TASK OBJECTIVE |
Scan the data that follows and count the lines with the string "this"; answer with the count alone.

* * *

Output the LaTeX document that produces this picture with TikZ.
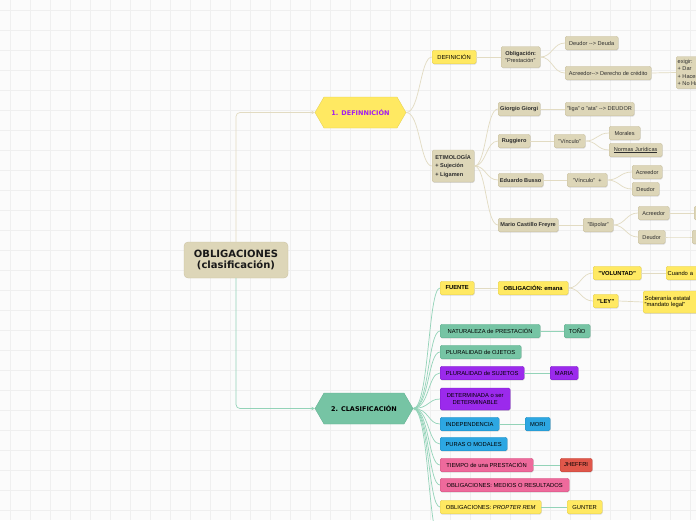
\documentclass[tikz,border=0pt]{standalone}
\usepackage{fontspec}
\setmainfont{Liberation Sans}
\newfontfamily\dejab{DejaVu Sans}
\usetikzlibrary{shapes.symbols,shadows,arrows.meta}
\definecolor{bgc}{HTML}{FBFBFB}
\definecolor{gridc}{HTML}{EFEFEF}
\definecolor{tanc}{HTML}{DDD6B8}
\definecolor{tanb}{HTML}{C8BF9E}
\definecolor{txt}{HTML}{2E2E2E}
\definecolor{ylw}{HTML}{FFE962}
\definecolor{ylwb}{HTML}{E3CF50}
\definecolor{grn}{HTML}{76C4A4}
\definecolor{grnb}{HTML}{5FAE8E}
\definecolor{pur}{HTML}{9B2AEC}
\definecolor{purb}{HTML}{7E1CC8}
\definecolor{blu}{HTML}{2DA7E2}
\definecolor{blub}{HTML}{1E8CC0}
\definecolor{pnk}{HTML}{EE6A9C}
\definecolor{pnkb}{HTML}{D0507F}
\definecolor{redc}{HTML}{E0574A}
\definecolor{redb}{HTML}{C0443A}
\definecolor{hexp}{HTML}{A21CF0}
\definecolor{tanl}{HTML}{E2DBC2}
\definecolor{grnl}{HTML}{93D3B8}
\newcommand\myfa{\fontsize{5.6}{6.6}\selectfont}
\newcommand\myfb{\fontsize{5.8}{6.8}\selectfont}
\newcommand\myfc{\fontsize{5.6}{8.2}\selectfont}
\tikzset{
  box/.style={anchor=west, rounded corners=1.5pt, inner xsep=1.5pt, inner ysep=1.5pt,
    minimum height=13.5pt, align=center, line width=0.3pt,
    drop shadow={shadow xshift=0.4pt, shadow yshift=-0.8pt, opacity=0.22, fill=black!60}},
  tanbox/.style={box, fill=tanc, draw=tanb, text=txt, font=\myfa},
  ylwbox/.style={box, fill=ylw, draw=ylwb, text=black, font=\myfb},
  grnbox/.style={box, fill=grn, draw=grnb, text=black, font=\myfb},
  purbox/.style={box, fill=pur, draw=purb, text=black, font=\myfb},
  blubox/.style={box, fill=blu, draw=blub, text=black, font=\myfb},
  pnkbox/.style={box, fill=pnk, draw=pnkb, text=black, font=\myfb},
  redbox/.style={box, fill=redc, draw=redb, text=black, font=\myfb},
  hexa/.style={signal, signal to=west and east, signal pointer angle=120,
    minimum height=31pt, inner sep=0pt, line width=0.3pt,
    font={\dejab\bfseries\fontsize{6.5}{7.5}\selectfont}},
  rootbox/.style={fill=tanc, draw=tanb, line width=0.3pt, rounded corners=4pt,
    minimum width=104pt, minimum height=36pt, align=center, text=black!90,
    font={\dejab\bfseries\fontsize{10}{11.5}\selectfont}},
  tline/.style={draw=tanl, line width=0.7pt},
  gline/.style={draw=grnl, line width=0.7pt},
}
\begin{document}
\begin{tikzpicture}[x=1pt,y=-1pt]
\useasboundingbox (0,0) rectangle (696,520);
\clip (0,0) rectangle (696,520);
\fill[bgc] (0,0) rectangle (696,520);
\foreach \i in {10,30,...,690} \draw[gridc, line width=0.5pt] (\i,0) -- (\i,520);
\foreach \j in {10,30,...,510} \draw[gridc, line width=0.5pt] (0,\j) -- (696,\j);

% root and main branches
\node[rootbox] (root) at (236,260) {OBLIGACIONES\\(clasificación)};
\node[hexa, fill=ylw, draw=ylwb, text=hexp, minimum width=91pt] (h1) at (360.5,112.5) {1. DEFINNICIÓN};
\node[hexa, fill=grn, draw=grnb, text=black, minimum width=98pt] (h2) at (364,408.5) {2. CLASIFICACIÓN};

% branch 1
\node[ylwbox, minimum width=44pt] (def) at (432,57) {DEFINICIÓN};
\node[tanbox, minimum width=39pt, minimum height=21pt, align=left] (obl) at (501,57) {\textbf{Obligación:}\\"Prestación"};
\node[tanbox, minimum width=53pt] (deu) at (565,43) {Deudor -{}-> Deuda};
\node[tanbox, minimum width=86pt] (acr) at (565,73) {Acreedor-{}-> Derecho de crédito};
\node[tanbox, minimum height=32pt, align=left, font=\fontsize{5.6}{7.4}\selectfont] (exi) at (676,72.5) {exigir:\\+ Dar\\+ Hacer\\+ No Hacer};
\node[tanbox, minimum width=42pt, minimum height=32pt, align=left, font=\myfc\bfseries] (eti) at (432,166) {ETIMOLOGÍA\\+ Sujeción\\+ Ligamen};
\node[tanbox, minimum width=42pt, font=\myfa\bfseries] (gio) at (498,109) {Giorgio Giorgi};
\node[tanbox, minimum width=69pt] (liga) at (565,109) {"liga" o "ata" -{}-> DEUDOR};
\node[tanbox, minimum width=32pt, font=\myfa\bfseries] (rug) at (498,141) {Ruggiero};
\node[tanbox, minimum width=31pt] (vin1) at (554,141) {"Vínculo"};
\node[tanbox, minimum width=31pt] (mor) at (609,133) {Morales};
\node[tanbox, minimum width=53pt] (nor) at (609,150) {\underline{Normas Jurídicas}};
\node[tanbox, minimum width=45pt, font=\myfa\bfseries] (edu) at (498,180) {Eduardo Busso};
\node[tanbox, minimum width=40pt] (vin2) at (567,180) {"Vínculo" \ +};
\node[tanbox, minimum width=30pt] (acr2) at (632,172) {Acreedor};
\node[tanbox, minimum width=27pt] (deu2) at (632,189) {Deudor};
\node[tanbox, minimum width=60pt, font=\myfa\bfseries] (mar) at (498,225) {Mario Castillo Freyre};
\node[tanbox, minimum width=30pt] (bip) at (583,225) {"Bipolar"};
\node[tanbox, minimum width=31pt] (acr3) at (638,213) {Acreedor};
\node[tanbox, minimum width=27pt] (deu3) at (638,237) {Deudor};
\node[tanbox, minimum width=20pt] (x3a) at (694,213) {};
\node[tanbox, minimum width=20pt] (x3b) at (692,237) {};

% branch 2
\node[ylwbox, minimum width=34pt, font=\myfb\bfseries] (fue) at (440,288) {FUENTE};
\node[ylwbox, minimum width=70pt, font=\myfb\bfseries] (ema) at (498,288) {OBLIGACIÓN: emana};
\node[ylwbox, minimum width=48pt, font=\myfb\bfseries] (vol) at (593,273) {"VOLUNTAD"};
\node[ylwbox, minimum width=25pt, font=\myfb\bfseries] (ley) at (593,301) {"LEY"};
\node[ylwbox, text width=42pt, align=left] (cua) at (666,273) {Cuando a};
\node[ylwbox, text width=60pt, minimum height=22pt, align=left] (sob) at (643,302) {Soberanía estatal\\"mandato legal"};
\node[grnbox, minimum width=100pt] (nat) at (440,331) {NATURALEZA de PRESTACIÓN};
\node[grnbox, minimum width=26pt] (ton) at (564,331) {TOÑO};
\node[grnbox, minimum width=81pt] (plo) at (440,352) {PLURALIDAD de OJETOS};
\node[purbox, minimum width=84pt] (pls) at (440,373) {PLURALIDAD de SUJETOS};
\node[purbox, minimum width=28pt] (mar2) at (550,373) {MARIA};
\node[purbox, minimum width=70pt, minimum height=22pt] (det) at (440,399) {DETERMINADA o ser\\DETERMINABLE};
\node[blubox, minimum width=59pt] (ind) at (440,424) {INDEPENDENCIA};
\node[blubox, minimum width=25pt] (mori) at (525,424) {MORI};
\node[blubox, minimum width=67pt] (pur) at (440,444) {PURAS O MODALES};
\node[pnkbox, minimum width=93pt] (tie) at (440,465) {TIEMPO de una PRESTACIÓN};
\node[redbox, minimum width=32pt] (jhe) at (560,465) {JHEFFRI};
\node[pnkbox, minimum width=129pt] (med) at (440,485) {OBLIGACIONES: MEDIOS O RESULTADOS};
\node[ylwbox, minimum width=101pt] (pro) at (440,507) {OBLIGACIONES: \textit{PROPTER REM}};
\node[ylwbox, minimum width=35pt] (gun) at (567,507) {GUNTER};
\coordinate (more) at (440,540);

% connectors
\draw[tline, rounded corners=4pt, -{Stealth[length=3.5pt,width=3.5pt]}] (root.north) |- (h1.west);
\draw[gline, rounded corners=4pt, -{Stealth[length=3.5pt,width=3.5pt]}] (root.south) |- (h2.west);
\foreach \b in {def,eti}
  \draw[tline] (h1.east) .. controls +(14,0) and +(-12,0) .. (\b.west);
\foreach \a/\b in {def/obl, obl/deu, obl/acr, acr/exi, eti/gio, eti/rug, eti/edu, eti/mar,
    gio/liga, rug/vin1, vin1/mor, vin1/nor, edu/vin2, vin2/acr2, vin2/deu2,
    mar/bip, bip/acr3, bip/deu3, acr3/x3a, deu3/x3b}
  \draw[tline] (\a.east) .. controls +(12,0) and +(-12,0) .. (\b.west);
\foreach \b in {fue,nat,plo,pls,det,ind,pur,tie,med,pro,more}
  \draw[gline] (h2.east) .. controls +(16,0) and +(-12,0) .. (\b.west);
\foreach \a/\b in {fue/ema, ema/vol, ema/ley, vol/cua, ley/sob}
  \draw[tline] (\a.east) .. controls +(12,0) and +(-12,0) .. (\b.west);
\foreach \a/\b in {nat/ton, pls/mar2, ind/mori, tie/jhe, pro/gun}
  \draw[gline] (\a.east) -- (\b.west);
\end{tikzpicture}
\end{document}
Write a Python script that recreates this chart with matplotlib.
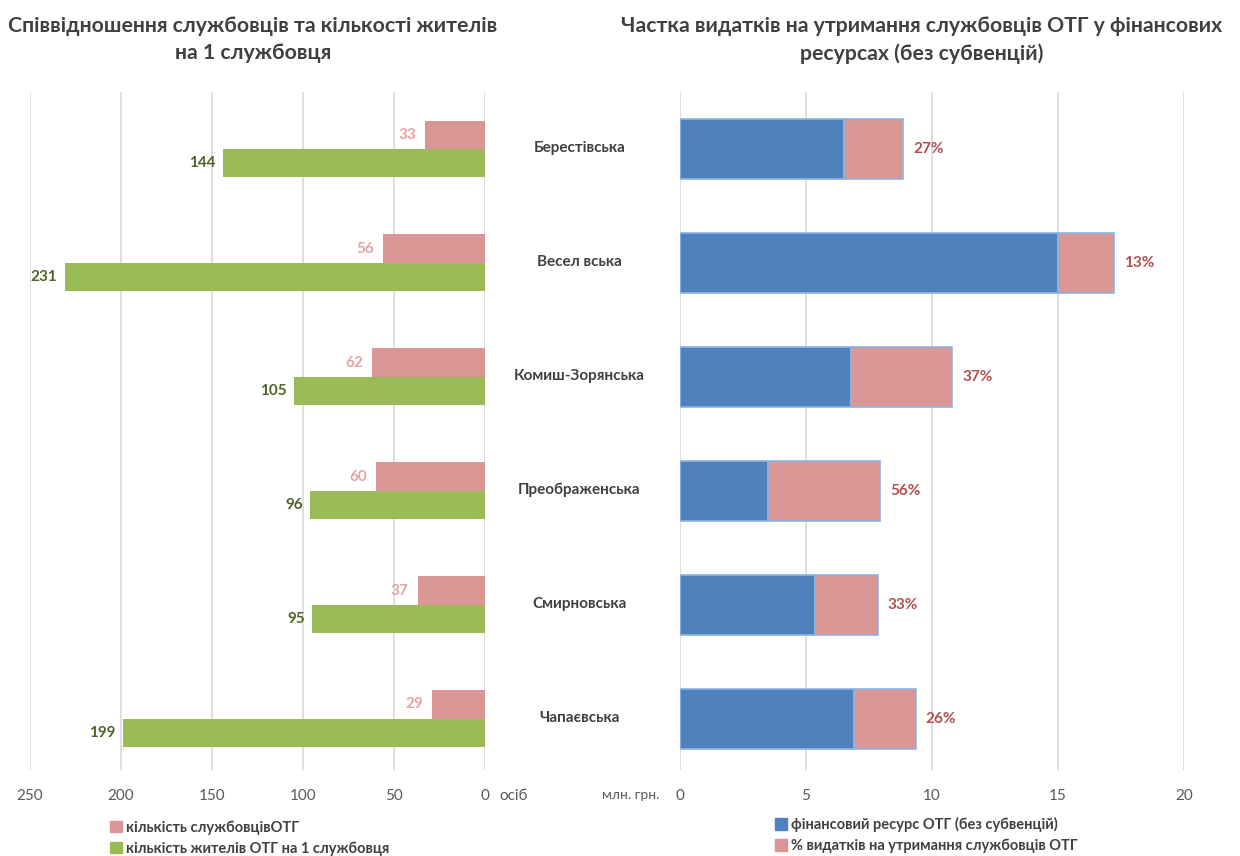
import matplotlib
matplotlib.use('Agg')
import matplotlib.pyplot as plt
from matplotlib.patches import Patch

plt.rcParams['font.family'] = ['Lato', 'Open Sans', 'DejaVu Sans']

communities = ['Берестівська', 'Весел вська', 'Комиш-Зорянська', 'Преображенська', 'Смирновська', 'Чапаєвська']
officials = [33, 56, 62, 60, 37, 29]
residents_per_official = [144, 231, 105, 96, 95, 199]
fin_resource = [6.5, 15.0, 6.8, 3.5, 5.35, 6.9]
staff_costs = [2.35, 2.2, 4.0, 4.45, 2.5, 2.45]
cost_share = ['27%', '13%', '37%', '56%', '33%', '26%']

pink = '#d99694'
green = '#9bbb59'
blue = '#4f81bd'
grid_c = '#d9d9d9'
text_c = '#404040'
tick_c = '#595959'

fig = plt.figure(figsize=(12.4, 8.56), dpi=100)
axl = fig.add_axes([0.0242, 0.1005, 0.3669, 0.792])
axr = fig.add_axes([0.5484, 0.1005, 0.4065, 0.792])

y = list(range(len(communities)))
h = 0.25

# left chart
axl.barh([i - h / 2 for i in y], officials, height=h, color=pink, zorder=2)
axl.barh([i + h / 2 for i in y], residents_per_official, height=h, color=green, zorder=2)
for i in y:
    axl.text(officials[i] + 5, i - h / 2, str(officials[i]), ha='right', va='center',
             color='#e6a3a3', fontsize=11, fontweight='bold', zorder=3)
    axl.text(residents_per_official[i] + 4, i + h / 2, str(residents_per_official[i]), ha='right',
             va='center', color='#4f6228', fontsize=11, fontweight='bold', zorder=3)
axl.set_xlim(250, 0)
axl.set_ylim(5.45, -0.5)
axl.set_xticks([250, 200, 150, 100, 50, 0])
axl.set_yticks([])
axl.grid(axis='x', color=grid_c, linewidth=1.2, zorder=0)
axl.tick_params(axis='x', length=0, colors=tick_c, labelsize=11, pad=14)
for s in axl.spines.values():
    s.set_visible(False)
axl.text(-8, 5.62, 'осіб', ha='left', va='top', color=tick_c, fontsize=11)

# right chart
axr.barh(y, fin_resource, height=0.53, color=blue, edgecolor='#8db3e2', linewidth=1.2, zorder=2)
axr.barh(y, staff_costs, left=fin_resource, height=0.53, color=pink, edgecolor='#8db3e2',
         linewidth=1.2, zorder=2)
for i in y:
    axr.text(fin_resource[i] + staff_costs[i] + 0.4, i, cost_share[i], ha='left', va='center',
             color='#b0504d', fontsize=11, fontweight='bold', zorder=3)
axr.set_xlim(0, 20)
axr.set_ylim(5.45, -0.5)
axr.set_xticks([0, 5, 10, 15, 20])
axr.set_yticks([])
axr.grid(axis='x', color=grid_c, linewidth=1.2, zorder=0)
axr.tick_params(axis='x', length=0, colors=tick_c, labelsize=11, pad=14)
for s in axr.spines.values():
    s.set_visible(False)
axr.text(-0.8, 5.62, 'млн. грн.', ha='right', va='top', color=tick_c, fontsize=10)

# community names in the middle
for i in y:
    axr.text(-4, i - 0.01, communities[i], ha='center', va='center', color=text_c,
             fontsize=11, fontweight='bold', clip_on=False)

# titles
fig.text(0.204, 0.981, 'Співвідношення службовців та кількості жителів\nна 1 службовця',
         ha='center', va='top', color=text_c, fontsize=15.3, fontweight='bold', linespacing=1.45)
fig.text(0.743, 0.981, 'Частка видатків на утримання службовців ОТГ у фінансових\nресурсах (без субвенцій)',
         ha='center', va='top', color=text_c, fontsize=15.3, fontweight='bold', linespacing=1.45)

# legends
leg_kw = dict(loc='upper left', frameon=False, handlelength=0.8, handleheight=0.8,
              handletextpad=0.3, labelspacing=0.45, borderpad=0, labelcolor=text_c,
              prop={'size': 10.5, 'weight': 'bold'})
fig.legend(handles=[Patch(color=pink, label='кількість службовцівОТГ'),
                    Patch(color=green, label='кількість жителів ОТГ на 1 службовця')],
           bbox_to_anchor=(0.083, 0.05), **leg_kw)
fig.legend(handles=[Patch(color=blue, label='фінансовий ресурс ОТГ (без субвенцій)'),
                    Patch(color=pink, label='% видатків на утримання службовців ОТГ')],
           bbox_to_anchor=(0.619, 0.054), **leg_kw)

fig.savefig('out.png', dpi=100)
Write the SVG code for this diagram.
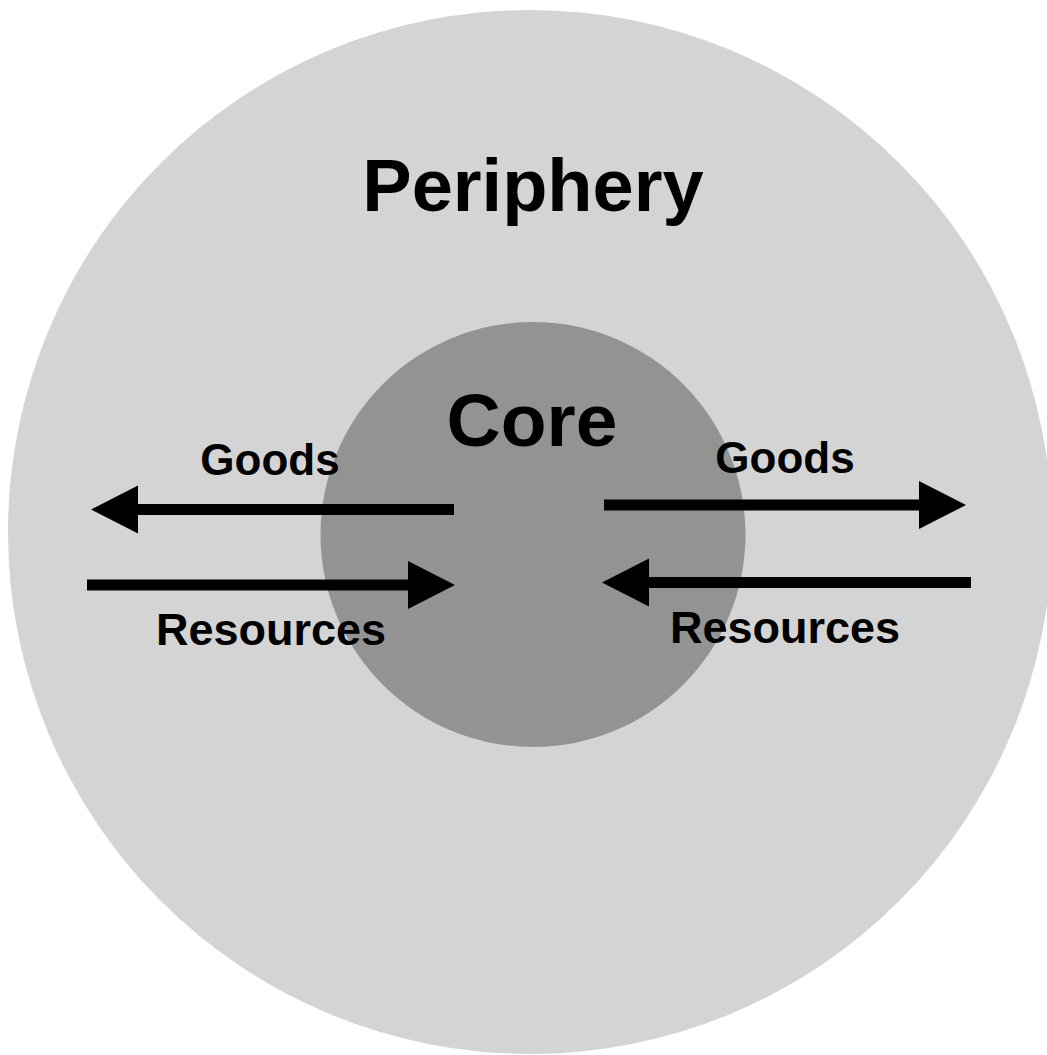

* * *

COMPLETE OUTPUT |
3